Students provide examples of actions that support utilitarianism: if eating ice cream maximizes pleasure, then eating ice cream is morally right.

Students provide examples of actions that support utilitarianism: if eating ice cream maximizes pleasure, then eating ice cream is morally right.

Personal Engagement:

Students also take ownership of their learning by drawing personal connections with philosophical content. I assign reflection papers that prompt students to connect course material to their lives: Would Kant approve of your weekend plans? Have you found logical fallacies in your friends’ Facebook rants? Understanding philosophical ideas in the context of their lives gives my students motivation to invest personally in the course. This enables them to better retain the ideas we discuss, which, in turn, equips them to hold well-reasoned opinions and live more reflective lives. Students in my ethics class should leave with a informed opinions about theories of right behavior. Students in my metaphysics class should understand the merits of different accounts of personal ontology. And all my students should be able to appreciate the motivations behind views that oppose their own and provide thoughtful responses to related challenges. 


Student Feedback:

A selection of the mid-semester feedback that students in World Philosophy provided in response to the question "What helps you understand the material?"

A selection of the mid-semester feedback that students in World Philosophy provided in response to the question "What helps you understand the material?"

To ensure that my courses promote student engagement, I regularly seek student feedback. Offering feedback is itself a concrete way for students to exercise ownership by shaping the course. I learn whether students feel safe participating in my classes and whether the environment is conducive to their learning by collecting student feedback several times during the semester. The feedback helps me address students’ concerns and interests while upholding my pedagogical goals (so, no, we won’t watch a movie every day) and encouraging a responsive classroom. After receiving their input, I tailor activities to suit different groups of students in order to better accomplish my learning objectives. Some groups of students request more whole-class discussions; others, more small-group discussions. Since both methods involve ownership of learning, I am happy to modify activities to promote ownership in different ways, even if it means structuring various sections of the same course in the same semester differently. My students report that the classroom environment is “fun” and “safe” but also “thought-provoking” and “challenging.” When many students from semester to semester volunteer these particular adjectives about my courses, I am increasingly confident that I create successful learning environments. 

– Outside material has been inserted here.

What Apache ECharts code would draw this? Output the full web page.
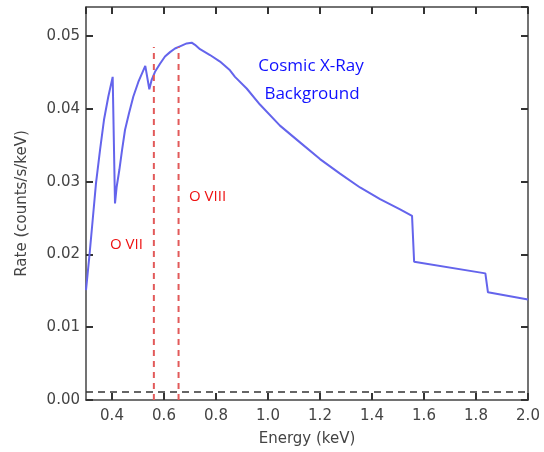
<!DOCTYPE html>
<html>
<head>
<meta charset="utf-8">
<script src="https://cdn.jsdelivr.net/npm/echarts@6/dist/echarts.min.js"></script>
<style>
  html, body { margin: 0; padding: 0; background: #fff; }
  #main { width: 544px; height: 452px; }
</style>
</head>
<body>
<div id="main"></div>
<script>
// spectrum (keV, counts/s/keV)
var energy = [0.300, 0.3128, 0.3256, 0.3385, 0.3538, 0.3692, 0.3859, 0.4026,
  0.4115, 0.418, 0.4282, 0.4385, 0.450, 0.4654, 0.4821, 0.5013, 0.5205, 0.528,
  0.5435, 0.5526, 0.5654, 0.5846, 0.6038, 0.6231, 0.6423, 0.6615, 0.6872, 0.7064,
  0.7192, 0.7385, 0.777, 0.8154, 0.8538, 0.873, 0.918, 0.969, 1.046,
  1.123, 1.200, 1.277, 1.354, 1.431, 1.508, 1.554, 1.562, 1.836, 1.846, 2.000];
var rate = [0.0151, 0.0197, 0.0247, 0.0298, 0.0343, 0.0385, 0.0417, 0.0444,
  0.0270, 0.0293, 0.0316, 0.0343, 0.0371, 0.0394, 0.0417, 0.0437, 0.0453, 0.0459,
  0.0427, 0.0440, 0.0451, 0.0462, 0.0472, 0.0478, 0.0483, 0.0486, 0.0490, 0.0491,
  0.0488, 0.0482, 0.0474, 0.0465, 0.0453, 0.0444, 0.0428, 0.0406, 0.0377,
  0.0354, 0.0331, 0.0311, 0.0292, 0.0276, 0.0262, 0.0253, 0.0190, 0.0174, 0.0148, 0.0138];

// oxygen lines (red dashed) and the flat background level (black dashed)
var lineEnergy = [0.561, 0.656];
var lineTop = 0.0485;
var baseLevel = 0.0011;

var xMin = 0.3, xMax = 2.0;
var yMin = 0, yMax = 0.054;

var curve = [];
for (var i = 0; i < energy.length; i++) {
  curve.push([energy[i], rate[i]]);
}

var frameColor = '#444';
var tickFont = { color: '#444', fontSize: 15, fontFamily: 'DejaVu Sans' };

function xAx(pos, show) {
  return {
    type: 'value', position: pos, min: xMin, max: xMax, splitNumber: 8,
    name: show ? 'Energy (keV)' : '', nameLocation: 'middle', nameGap: 32,
    nameTextStyle: { color: '#444', fontSize: 15, fontFamily: 'DejaVu Sans' },
    axisLine: { show: true, onZero: false, lineStyle: { color: frameColor, width: 1.5 } },
    axisTick: { show: true, inside: true, length: 7, lineStyle: { color: '#333', width: 2 } },
    axisLabel: Object.assign({ show: show, margin: 9, showMinLabel: false,
      formatter: function (v) { return v.toFixed(1); } }, tickFont),
    splitLine: { show: false }
  };
}
function yAx(pos, show) {
  return {
    type: 'value', position: pos, min: yMin, max: yMax, interval: 0.01,
    name: show ? 'Rate (counts/s/keV)' : '', nameLocation: 'middle', nameGap: 56,
    nameTextStyle: { color: '#444', fontSize: 15, fontFamily: 'DejaVu Sans' },
    axisLine: { show: true, onZero: false, lineStyle: { color: frameColor, width: 1.5 } },
    axisTick: { show: true, inside: true, length: 7, lineStyle: { color: '#333', width: 2 } },
    axisLabel: Object.assign({ show: show, margin: 6, showMaxLabel: false,
      formatter: function (v) { return v.toFixed(2); } }, tickFont),
    splitLine: { show: false }
  };
}

var series = [{
  type: 'line', data: curve, showSymbol: false, smooth: false,
  lineStyle: { color: '#6464ec', width: 2 }, z: 3
}, {
  type: 'line', data: [[xMin, baseLevel], [xMax, baseLevel]], showSymbol: false,
  lineStyle: { color: '#333', width: 1.5, type: [7, 5] }
}];
lineEnergy.forEach(function (e) {
  series.push({
    type: 'line', data: [[e, 0], [e, lineTop]], showSymbol: false,
    lineStyle: { color: '#e25a5a', width: 2, type: [6, 5] }
  });
});

var chart = echarts.init(document.getElementById('main'));
chart.setOption({
  backgroundColor: '#fff',
  animation: false,
  grid: { left: 86, right: 16, top: 7, bottom: 52 },
  xAxis: [xAx('bottom', true), xAx('top', false)],
  yAxis: [yAx('left', true), yAx('right', false)],
  series: series,
  graphic: [
    { type: 'text', x: 311, y: 66, style: { text: 'Cosmic X-Ray', fill: '#1010ff',
      font: '17px "Open Sans"', textAlign: 'center', textVerticalAlign: 'middle' } },
    { type: 'text', x: 312, y: 94, style: { text: 'Background', fill: '#1010ff',
      font: '17px "Open Sans"', textAlign: 'center', textVerticalAlign: 'middle' } },
    { type: 'text', x: 189, y: 197, style: { text: 'O VIII', fill: '#ee1111',
      font: '15px "Open Sans"', textVerticalAlign: 'middle' } },
    { type: 'text', x: 110, y: 245, style: { text: 'O VII', fill: '#ee1111',
      font: '15px "Open Sans"', textVerticalAlign: 'middle' } }
  ]
});
</script>
</body>
</html>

When my students take ownership of their learning experience in the philosophy classroom, they not only learn about significant views in, for instance, epistemology or philosophy of religion. They also become better reasoners and problem solvers, comfortable engaging with new or unfamiliar lines of reasoning. It is important that my students take responsibility for class material and relate it to their own lives, so I create an environment that gives them opportunities to contribute to the discussion, draw personal connections with the material, and shape the direction of the course by offering feedback. These strategies not only aid in philosophical training but also equip my students to extend their reasoning skills beyond the bounds of my courses to their other studies, everyday lives, and future careers.